## Prompt
Write out every line of the material as it stands, apart from the pictures.
-- Start of Data extract --
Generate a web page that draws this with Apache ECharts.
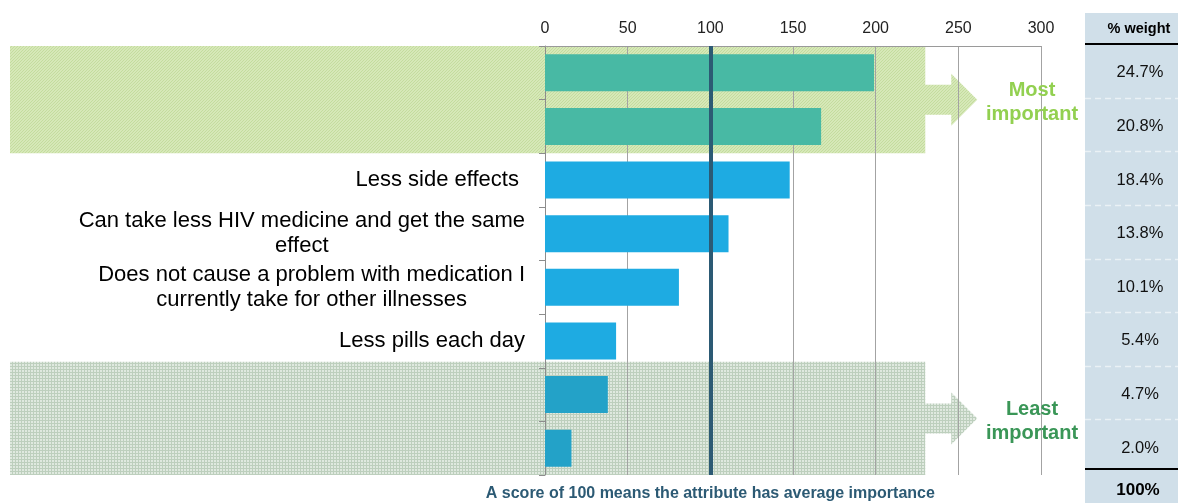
<!DOCTYPE html>
<html>
<head>
<meta charset="utf-8">
<script src="https://cdn.jsdelivr.net/npm/echarts@6/dist/echarts.min.js"></script>
<style>
  html, body { margin: 0; padding: 0; background: #fff; }
  #chart { width: 1178px; height: 503px; }
</style>
</head>
<body>
<div id="chart"></div>
<script>
// attributes, top = most important
const categories = [
  '',
  '',
  'Less side effects ',
  'Can take less HIV medicine and get the same\neffect',
  'Does not cause a problem with medication I\ncurrently take for other illnesses',
  'Less pills each day',
  '',
  ''
]
const scores = [199, 167, 148, 111, 81, 43, 38, 16]
const weights = ['24.7%', '20.8%', '18.4%', '13.8%', '10.1%', '5.4%', '4.7%', '2.0%']
const weightTotal = '100%'
const barColors = ['#48b9a4', '#48b9a4', '#1eabe2', '#1eabe2', '#1eabe2', '#1eabe2', '#23a2c8', '#23a2c8']
const avgScore = 100
const shadeEnd = 230

const font = 'Liberation Sans, Arial, sans-serif'

const chart = echarts.init(document.getElementById('chart'), null, { renderer: 'canvas' })

const makePattern = (bg, fg, kind) => {
  const c = document.createElement('canvas')
  c.width = 3
  c.height = 3
  const ctx = c.getContext('2d')
  ctx.fillStyle = bg
  ctx.fillRect(0, 0, 3, 3)
  ctx.fillStyle = fg
  if (kind === 'grid') {
    ctx.fillRect(0, 0, 3, 1)
    ctx.fillRect(0, 0, 1, 3)
  } else {
    ctx.fillRect(0, 0, 1, 1)
    ctx.fillRect(2, 1, 1, 1)
    ctx.fillRect(1, 2, 1, 1)
  }
  return { image: c, repeat: 'repeat' }
}

chart.setOption({
  animation: false,
  backgroundColor: '#fff',
  grid: { left: 545, right: 137, top: 46, bottom: 28 },
  xAxis: {
    type: 'value',
    position: 'top',
    min: 0,
    max: 300,
    interval: 50,
    axisLine: { show: true, lineStyle: { color: '#9a9a9a', width: 1 } },
    axisTick: { show: false },
    axisLabel: { fontSize: 16, color: '#222', margin: 9, fontFamily: font },
    splitLine: { show: true, lineStyle: { color: '#a3a3a3', width: 1 } }
  },
  yAxis: [
    {
      type: 'category',
      data: categories,
      inverse: true,
      axisLine: { show: true, lineStyle: { color: '#8c8c8c', width: 1 } },
      axisTick: { show: true, length: 6, lineStyle: { color: '#8c8c8c' } },
      axisLabel: {
        interval: 0,
        margin: 20,
        fontSize: 22,
        lineHeight: 25,
        color: '#000',
        fontFamily: font,
        formatter: v => v.includes('\n')
          ? v.split('\n').map(s => '{c|' + s + '}').join('\n')
          : v,
        rich: {
          c: { align: 'center', fontSize: 22, lineHeight: 25, color: '#000', fontFamily: font }
        }
      }
    },
    {
      type: 'category',
      data: weights,
      inverse: true,
      position: 'right',
      axisLine: { show: false },
      axisTick: { show: false },
      splitLine: { show: false },
      axisLabel: { interval: 0, align: 'center', margin: 99, fontSize: 16.5, color: '#111', fontFamily: font }
    }
  ],
  series: [
    {
      type: 'bar',
      yAxisIndex: 0,
      data: scores.map((v, i) => ({ value: v, itemStyle: { color: barColors[i] } })),
      barCategoryGap: '31%',
      markLine: {
        silent: true,
        symbol: 'none',
        label: { show: false },
        lineStyle: { color: '#2c5a74', width: 4, type: 'solid' },
        data: [{ xAxis: avgScore }]
      }
    }
  ]
})

// decorations placed from the axes
const yc = i => chart.convertToPixel({ yAxisIndex: 0 }, i)
const xv = v => chart.convertToPixel({ xAxisIndex: 0 }, v)
const band = yc(1) - yc(0)
const x0 = xv(shadeEnd)

const arrowShape = (y1, y2) => {
  const cy = (y1 + y2) / 2
  return [
    [10, y1], [x0, y1], [x0, cy - 15], [x0 + 26, cy - 15], [x0 + 26, cy - 26],
    [x0 + 52, cy], [x0 + 26, cy + 26], [x0 + 26, cy + 15], [x0, cy + 15], [x0, y2], [10, y2]
  ]
}

const mostTop = yc(0) - band / 2
const mostBot = yc(1) + band / 2
const leastTop = yc(6) - band / 2 - 6
const leastBot = yc(7) + band / 2

const graphics = [
  {
    type: 'polygon', z: -5, silent: true,
    shape: { points: arrowShape(mostTop, mostBot) },
    style: { fill: makePattern('#d6e8b8', '#c4dc9e') }
  },
  {
    type: 'polygon', z: -5, silent: true,
    shape: { points: arrowShape(leastTop, leastBot) },
    style: { fill: makePattern('#dfe9df', '#bdcfbd', 'grid') }
  },
  {
    type: 'text', z: 10, x: 1032, y: (mostTop + mostBot) / 2 + 3,
    style: {
      text: 'Most\nimportant', fill: '#92d050', font: 'bold 20px ' + font,
      align: 'center', verticalAlign: 'middle', lineHeight: 24
    }
  },
  {
    type: 'text', z: 10, x: 1032, y: (leastTop + leastBot) / 2 + 3,
    style: {
      text: 'Least\nimportant', fill: '#3a9657', font: 'bold 20px ' + font,
      align: 'center', verticalAlign: 'middle', lineHeight: 24
    }
  },
  // weight table
  {
    type: 'rect', z: -5, silent: true,
    shape: { x: 1085, y: 13, width: 100, height: 490 },
    style: { fill: '#d0dfe9' }
  },
  {
    type: 'text', z: 10, x: 1139, y: 29,
    style: { text: '% weight', fill: '#000', font: 'bold 14.5px ' + font, align: 'center', verticalAlign: 'middle' }
  },
  {
    type: 'line', z: 5, silent: true,
    shape: { x1: 1085, y1: 44, x2: 1178, y2: 44 },
    style: { stroke: '#000', lineWidth: 2 }
  },
  {
    type: 'line', z: 5, silent: true,
    shape: { x1: 1085, y1: 469, x2: 1178, y2: 469 },
    style: { stroke: '#000', lineWidth: 2 }
  },
  {
    type: 'text', z: 10, x: 1138, y: 490,
    style: { text: weightTotal, fill: '#000', font: 'bold 17px ' + font, align: 'center', verticalAlign: 'middle' }
  },
  {
    type: 'text', z: 10, x: xv(avgScore), y: 494,
    style: {
      text: 'A score of 100 means the attribute has average importance',
      fill: '#2c5a74', font: 'bold 16px ' + font, align: 'center', verticalAlign: 'middle'
    }
  }
]

for (let i = 1; i < categories.length; i++) {
  const y = Math.round(yc(i) - band / 2 - 2) + 0.5
  graphics.push({
    type: 'line', z: 5, silent: true,
    shape: { x1: 1085, y1: y, x2: 1178, y2: y },
    style: { stroke: 'rgba(255,255,255,0.55)', lineWidth: 1.5, lineDash: [6, 4] }
  })
}

chart.setOption({ graphic: graphics })
</script>
</body>
</html>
-- End of Data extract --
## Task answer
Generate a web page that draws this with Apache ECharts.
<!DOCTYPE html>
<html>
<head>
<meta charset="utf-8">
<script src="https://cdn.jsdelivr.net/npm/echarts@6/dist/echarts.min.js"></script>
<style>
  html, body { margin: 0; padding: 0; background: #fff; }
  #chart { width: 1178px; height: 503px; }
</style>
</head>
<body>
<div id="chart"></div>
<script>
// attributes, top = most important
const categories = [
  '',
  '',
  'Less side effects ',
  'Can take less HIV medicine and get the same\neffect',
  'Does not cause a problem with medication I\ncurrently take for other illnesses',
  'Less pills each day',
  '',
  ''
]
const scores = [199, 167, 148, 111, 81, 43, 38, 16]
const weights = ['24.7%', '20.8%', '18.4%', '13.8%', '10.1%', '5.4%', '4.7%', '2.0%']
const weightTotal = '100%'
const barColors = ['#48b9a4', '#48b9a4', '#1eabe2', '#1eabe2', '#1eabe2', '#1eabe2', '#23a2c8', '#23a2c8']
const avgScore = 100
const shadeEnd = 230

const font = 'Liberation Sans, Arial, sans-serif'

const chart = echarts.init(document.getElementById('chart'), null, { renderer: 'canvas' })

const makePattern = (bg, fg, kind) => {
  const c = document.createElement('canvas')
  c.width = 3
  c.height = 3
  const ctx = c.getContext('2d')
  ctx.fillStyle = bg
  ctx.fillRect(0, 0, 3, 3)
  ctx.fillStyle = fg
  if (kind === 'grid') {
    ctx.fillRect(0, 0, 3, 1)
    ctx.fillRect(0, 0, 1, 3)
  } else {
    ctx.fillRect(0, 0, 1, 1)
    ctx.fillRect(2, 1, 1, 1)
    ctx.fillRect(1, 2, 1, 1)
  }
  return { image: c, repeat: 'repeat' }
}

chart.setOption({
  animation: false,
  backgroundColor: '#fff',
  grid: { left: 545, right: 137, top: 46, bottom: 28 },
  xAxis: {
    type: 'value',
    position: 'top',
    min: 0,
    max: 300,
    interval: 50,
    axisLine: { show: true, lineStyle: { color: '#9a9a9a', width: 1 } },
    axisTick: { show: false },
    axisLabel: { fontSize: 16, color: '#222', margin: 9, fontFamily: font },
    splitLine: { show: true, lineStyle: { color: '#a3a3a3', width: 1 } }
  },
  yAxis: [
    {
      type: 'category',
      data: categories,
      inverse: true,
      axisLine: { show: true, lineStyle: { color: '#8c8c8c', width: 1 } },
      axisTick: { show: true, length: 6, lineStyle: { color: '#8c8c8c' } },
      axisLabel: {
        interval: 0,
        margin: 20,
        fontSize: 22,
        lineHeight: 25,
        color: '#000',
        fontFamily: font,
        formatter: v => v.includes('\n')
          ? v.split('\n').map(s => '{c|' + s + '}').join('\n')
          : v,
        rich: {
          c: { align: 'center', fontSize: 22, lineHeight: 25, color: '#000', fontFamily: font }
        }
      }
    },
    {
      type: 'category',
      data: weights,
      inverse: true,
      position: 'right',
      axisLine: { show: false },
      axisTick: { show: false },
      splitLine: { show: false },
      axisLabel: { interval: 0, align: 'center', margin: 99, fontSize: 16.5, color: '#111', fontFamily: font }
    }
  ],
  series: [
    {
      type: 'bar',
      yAxisIndex: 0,
      data: scores.map((v, i) => ({ value: v, itemStyle: { color: barColors[i] } })),
      barCategoryGap: '31%',
      markLine: {
        silent: true,
        symbol: 'none',
        label: { show: false },
        lineStyle: { color: '#2c5a74', width: 4, type: 'solid' },
        data: [{ xAxis: avgScore }]
      }
    }
  ]
})

// decorations placed from the axes
const yc = i => chart.convertToPixel({ yAxisIndex: 0 }, i)
const xv = v => chart.convertToPixel({ xAxisIndex: 0 }, v)
const band = yc(1) - yc(0)
const x0 = xv(shadeEnd)

const arrowShape = (y1, y2) => {
  const cy = (y1 + y2) / 2
  return [
    [10, y1], [x0, y1], [x0, cy - 15], [x0 + 26, cy - 15], [x0 + 26, cy - 26],
    [x0 + 52, cy], [x0 + 26, cy + 26], [x0 + 26, cy + 15], [x0, cy + 15], [x0, y2], [10, y2]
  ]
}

const mostTop = yc(0) - band / 2
const mostBot = yc(1) + band / 2
const leastTop = yc(6) - band / 2 - 6
const leastBot = yc(7) + band / 2

const graphics = [
  {
    type: 'polygon', z: -5, silent: true,
    shape: { points: arrowShape(mostTop, mostBot) },
    style: { fill: makePattern('#d6e8b8', '#c4dc9e') }
  },
  {
    type: 'polygon', z: -5, silent: true,
    shape: { points: arrowShape(leastTop, leastBot) },
    style: { fill: makePattern('#dfe9df', '#bdcfbd', 'grid') }
  },
  {
    type: 'text', z: 10, x: 1032, y: (mostTop + mostBot) / 2 + 3,
    style: {
      text: 'Most\nimportant', fill: '#92d050', font: 'bold 20px ' + font,
      align: 'center', verticalAlign: 'middle', lineHeight: 24
    }
  },
  {
    type: 'text', z: 10, x: 1032, y: (leastTop + leastBot) / 2 + 3,
    style: {
      text: 'Least\nimportant', fill: '#3a9657', font: 'bold 20px ' + font,
      align: 'center', verticalAlign: 'middle', lineHeight: 24
    }
  },
  // weight table
  {
    type: 'rect', z: -5, silent: true,
    shape: { x: 1085, y: 13, width: 100, height: 490 },
    style: { fill: '#d0dfe9' }
  },
  {
    type: 'text', z: 10, x: 1139, y: 29,
    style: { text: '% weight', fill: '#000', font: 'bold 14.5px ' + font, align: 'center', verticalAlign: 'middle' }
  },
  {
    type: 'line', z: 5, silent: true,
    shape: { x1: 1085, y1: 44, x2: 1178, y2: 44 },
    style: { stroke: '#000', lineWidth: 2 }
  },
  {
    type: 'line', z: 5, silent: true,
    shape: { x1: 1085, y1: 469, x2: 1178, y2: 469 },
    style: { stroke: '#000', lineWidth: 2 }
  },
  {
    type: 'text', z: 10, x: 1138, y: 490,
    style: { text: weightTotal, fill: '#000', font: 'bold 17px ' + font, align: 'center', verticalAlign: 'middle' }
  },
  {
    type: 'text', z: 10, x: xv(avgScore), y: 494,
    style: {
      text: 'A score of 100 means the attribute has average importance',
      fill: '#2c5a74', font: 'bold 16px ' + font, align: 'center', verticalAlign: 'middle'
    }
  }
]

for (let i = 1; i < categories.length; i++) {
  const y = Math.round(yc(i) - band / 2 - 2) + 0.5
  graphics.push({
    type: 'line', z: 5, silent: true,
    shape: { x1: 1085, y1: y, x2: 1178, y2: y },
    style: { stroke: 'rgba(255,255,255,0.55)', lineWidth: 1.5, lineDash: [6, 4] }
  })
}

chart.setOption({ graphic: graphics })
</script>
</body>
</html>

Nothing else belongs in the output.